Reflection on the Pink Show

How do you interpret the object’s use of color?

Does your interpretation align with the designer’s intention (according to the exhibition and your own research)?

How does your object participate in the social conversation about color and gender?

Why do you think the curators included it in the exhibition?

Include information from the lecture, website, and course readings to support your answer.

“Although André Courrèges was best known for his futuristic white clothes, he often utilized pale pinks. L’Officiel de la couture advised readers to “dress in young girl pink that you love when you are 20 years old, and that you still want to wear as long as your face permits you to do so.” Couture appliqued silk organza with paillettes, spring/summer 1967, Gift of Sylvia Slifka. 86.49.7”

ANDRÉ COURRÈGES DRESS

In this reflection, I will be talking about the dress on the right with the floral embroideries.

This pale pink dress was designed by André Courrèges who was one of the most influential fashion designers in the 20th century. He alternated the way women dress in the mid-1960s. Angular mini dresses were a big part of his designs, and this dress was one of them.

For this dress, the execution and the concepts work very well together.

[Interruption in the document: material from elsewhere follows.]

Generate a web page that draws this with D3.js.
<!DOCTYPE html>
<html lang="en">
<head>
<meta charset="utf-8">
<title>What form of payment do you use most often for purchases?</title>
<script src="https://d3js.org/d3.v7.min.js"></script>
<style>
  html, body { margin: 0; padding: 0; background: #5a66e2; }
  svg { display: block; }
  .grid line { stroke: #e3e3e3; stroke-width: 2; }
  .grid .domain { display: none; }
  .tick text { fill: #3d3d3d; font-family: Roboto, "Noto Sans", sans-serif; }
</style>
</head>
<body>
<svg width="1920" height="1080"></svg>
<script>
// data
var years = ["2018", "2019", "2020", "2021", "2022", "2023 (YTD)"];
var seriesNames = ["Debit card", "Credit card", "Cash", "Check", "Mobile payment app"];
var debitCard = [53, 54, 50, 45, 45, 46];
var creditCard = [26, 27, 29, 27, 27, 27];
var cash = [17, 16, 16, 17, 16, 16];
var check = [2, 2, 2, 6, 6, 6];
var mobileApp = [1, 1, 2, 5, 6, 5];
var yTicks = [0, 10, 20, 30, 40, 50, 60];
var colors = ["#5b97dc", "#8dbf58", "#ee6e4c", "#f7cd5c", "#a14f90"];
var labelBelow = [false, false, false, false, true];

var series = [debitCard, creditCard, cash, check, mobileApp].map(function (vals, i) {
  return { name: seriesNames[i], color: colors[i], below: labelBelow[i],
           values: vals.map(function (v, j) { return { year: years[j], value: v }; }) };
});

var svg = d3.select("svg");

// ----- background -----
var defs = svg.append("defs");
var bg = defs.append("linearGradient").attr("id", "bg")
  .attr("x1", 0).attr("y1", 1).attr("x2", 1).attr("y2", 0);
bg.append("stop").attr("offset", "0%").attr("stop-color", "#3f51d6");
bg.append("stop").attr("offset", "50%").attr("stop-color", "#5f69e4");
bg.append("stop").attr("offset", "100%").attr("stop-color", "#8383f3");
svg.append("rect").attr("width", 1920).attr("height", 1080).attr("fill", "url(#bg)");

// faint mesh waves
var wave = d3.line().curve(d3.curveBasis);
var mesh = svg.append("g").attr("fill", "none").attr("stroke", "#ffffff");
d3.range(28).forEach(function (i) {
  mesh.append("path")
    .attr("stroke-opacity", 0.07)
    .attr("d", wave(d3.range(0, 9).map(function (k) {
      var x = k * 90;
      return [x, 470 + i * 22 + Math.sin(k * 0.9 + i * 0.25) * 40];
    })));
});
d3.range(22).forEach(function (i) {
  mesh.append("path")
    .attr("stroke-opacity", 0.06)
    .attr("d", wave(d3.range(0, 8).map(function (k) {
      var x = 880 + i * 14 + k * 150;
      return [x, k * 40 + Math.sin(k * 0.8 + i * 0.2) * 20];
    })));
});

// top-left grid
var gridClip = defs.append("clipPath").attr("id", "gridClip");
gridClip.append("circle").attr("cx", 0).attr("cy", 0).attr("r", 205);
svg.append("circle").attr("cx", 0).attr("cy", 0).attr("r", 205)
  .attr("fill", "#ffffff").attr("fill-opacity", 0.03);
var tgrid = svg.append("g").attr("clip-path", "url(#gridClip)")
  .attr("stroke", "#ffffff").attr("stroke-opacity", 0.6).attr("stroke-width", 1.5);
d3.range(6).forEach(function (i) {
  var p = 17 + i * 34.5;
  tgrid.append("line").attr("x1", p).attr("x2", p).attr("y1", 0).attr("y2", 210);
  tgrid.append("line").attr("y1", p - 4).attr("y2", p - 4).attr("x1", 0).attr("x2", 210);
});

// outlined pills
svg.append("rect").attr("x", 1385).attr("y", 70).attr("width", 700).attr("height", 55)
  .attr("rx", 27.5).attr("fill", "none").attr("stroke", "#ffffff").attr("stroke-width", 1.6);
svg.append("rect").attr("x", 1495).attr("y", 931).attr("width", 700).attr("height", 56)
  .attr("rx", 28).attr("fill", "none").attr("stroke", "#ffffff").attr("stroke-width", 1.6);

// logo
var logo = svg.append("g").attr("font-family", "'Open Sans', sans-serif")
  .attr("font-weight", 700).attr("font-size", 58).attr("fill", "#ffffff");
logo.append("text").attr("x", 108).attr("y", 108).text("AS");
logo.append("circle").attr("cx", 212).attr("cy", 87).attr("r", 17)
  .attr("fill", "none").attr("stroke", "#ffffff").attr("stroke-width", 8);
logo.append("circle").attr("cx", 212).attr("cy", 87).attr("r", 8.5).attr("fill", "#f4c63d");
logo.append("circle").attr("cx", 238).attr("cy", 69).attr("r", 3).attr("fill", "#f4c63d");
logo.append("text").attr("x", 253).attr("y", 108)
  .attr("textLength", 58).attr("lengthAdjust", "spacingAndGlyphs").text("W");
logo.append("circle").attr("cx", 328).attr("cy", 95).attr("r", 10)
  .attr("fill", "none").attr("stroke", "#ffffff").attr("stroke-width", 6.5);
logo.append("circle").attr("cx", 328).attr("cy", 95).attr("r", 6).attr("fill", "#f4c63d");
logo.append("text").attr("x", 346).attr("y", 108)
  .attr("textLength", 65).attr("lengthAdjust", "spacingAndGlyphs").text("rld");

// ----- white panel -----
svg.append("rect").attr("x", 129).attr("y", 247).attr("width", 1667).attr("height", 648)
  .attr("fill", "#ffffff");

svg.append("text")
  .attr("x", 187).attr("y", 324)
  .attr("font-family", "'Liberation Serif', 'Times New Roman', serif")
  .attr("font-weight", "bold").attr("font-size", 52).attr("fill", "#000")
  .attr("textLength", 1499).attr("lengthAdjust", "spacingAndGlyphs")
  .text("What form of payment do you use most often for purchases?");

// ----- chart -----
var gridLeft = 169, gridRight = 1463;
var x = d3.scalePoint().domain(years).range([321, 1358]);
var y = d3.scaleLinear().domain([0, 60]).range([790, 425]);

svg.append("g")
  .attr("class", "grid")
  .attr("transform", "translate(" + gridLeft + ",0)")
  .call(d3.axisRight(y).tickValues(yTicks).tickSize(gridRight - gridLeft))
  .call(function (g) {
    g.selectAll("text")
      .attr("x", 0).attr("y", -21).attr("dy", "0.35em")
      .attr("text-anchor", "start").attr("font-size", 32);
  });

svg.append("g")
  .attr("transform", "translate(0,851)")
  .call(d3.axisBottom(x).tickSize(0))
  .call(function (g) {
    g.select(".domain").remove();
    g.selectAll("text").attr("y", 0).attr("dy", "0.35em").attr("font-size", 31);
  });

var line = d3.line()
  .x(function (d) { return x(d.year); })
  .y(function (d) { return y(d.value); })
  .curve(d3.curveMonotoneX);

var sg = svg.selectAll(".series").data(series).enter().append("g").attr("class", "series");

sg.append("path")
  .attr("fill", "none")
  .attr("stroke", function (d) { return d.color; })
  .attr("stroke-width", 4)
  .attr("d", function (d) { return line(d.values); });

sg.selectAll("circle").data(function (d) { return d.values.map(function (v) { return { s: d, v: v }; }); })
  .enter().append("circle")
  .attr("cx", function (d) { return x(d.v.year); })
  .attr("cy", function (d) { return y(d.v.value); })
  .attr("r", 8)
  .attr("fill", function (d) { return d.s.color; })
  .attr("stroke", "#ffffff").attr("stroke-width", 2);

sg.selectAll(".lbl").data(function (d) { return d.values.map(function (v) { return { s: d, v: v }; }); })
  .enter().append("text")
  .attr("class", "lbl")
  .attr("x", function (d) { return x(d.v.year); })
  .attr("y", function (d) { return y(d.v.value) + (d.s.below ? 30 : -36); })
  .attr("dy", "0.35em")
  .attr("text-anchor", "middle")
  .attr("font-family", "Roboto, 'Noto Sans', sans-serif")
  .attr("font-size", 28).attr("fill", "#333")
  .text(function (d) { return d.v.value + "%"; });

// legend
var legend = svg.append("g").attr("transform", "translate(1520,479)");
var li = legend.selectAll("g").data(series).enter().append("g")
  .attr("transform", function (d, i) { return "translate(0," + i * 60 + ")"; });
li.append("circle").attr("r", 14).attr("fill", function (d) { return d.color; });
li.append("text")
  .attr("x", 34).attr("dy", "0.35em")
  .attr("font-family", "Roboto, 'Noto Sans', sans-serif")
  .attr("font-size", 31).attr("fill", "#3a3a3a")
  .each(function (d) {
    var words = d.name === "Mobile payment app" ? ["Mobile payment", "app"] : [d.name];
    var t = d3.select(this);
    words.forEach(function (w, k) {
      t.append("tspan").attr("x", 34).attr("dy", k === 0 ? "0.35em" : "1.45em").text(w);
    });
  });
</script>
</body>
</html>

The use of fairly pale pink instead of a more vibrant pink makes the outlook more young, elegant, unconventional, and high end. Little plastic circles are surrounded by hand embroidered flowers. The hardness of the plastic contradicts the softness and intimacy of the handmade petals. The shape of it is rather simple and minimize the body shape by extending the sides. By shortening the length of the dress, it looks more vibrant and young. And all of these are conveying the audience that the wearer of this dress should be a young lively girl. However, this piece would always be the dress on the “wish list”. Because no matter how old we are, we always want to stay young inside out. The dress is sending the message of staying young.

By including this piece in the exhibition, the audience gets to see the progression of this blush pink/ lingerie pink, the perspective from the upper class since it was considered as anhaute couture piece, and how the designer interpreted it.

 

Side notes:

I was lucky enough to have a chance to actually touch a similar dress from André Courrèges in a vintage store. The owner of the New York Vintage showed the dress to my design studio class. It was amazing to see and feel the texture of the craftsmanship. And to understand how André Courrèges used to use materiality, color, and details to push the boundary in the fashion industry.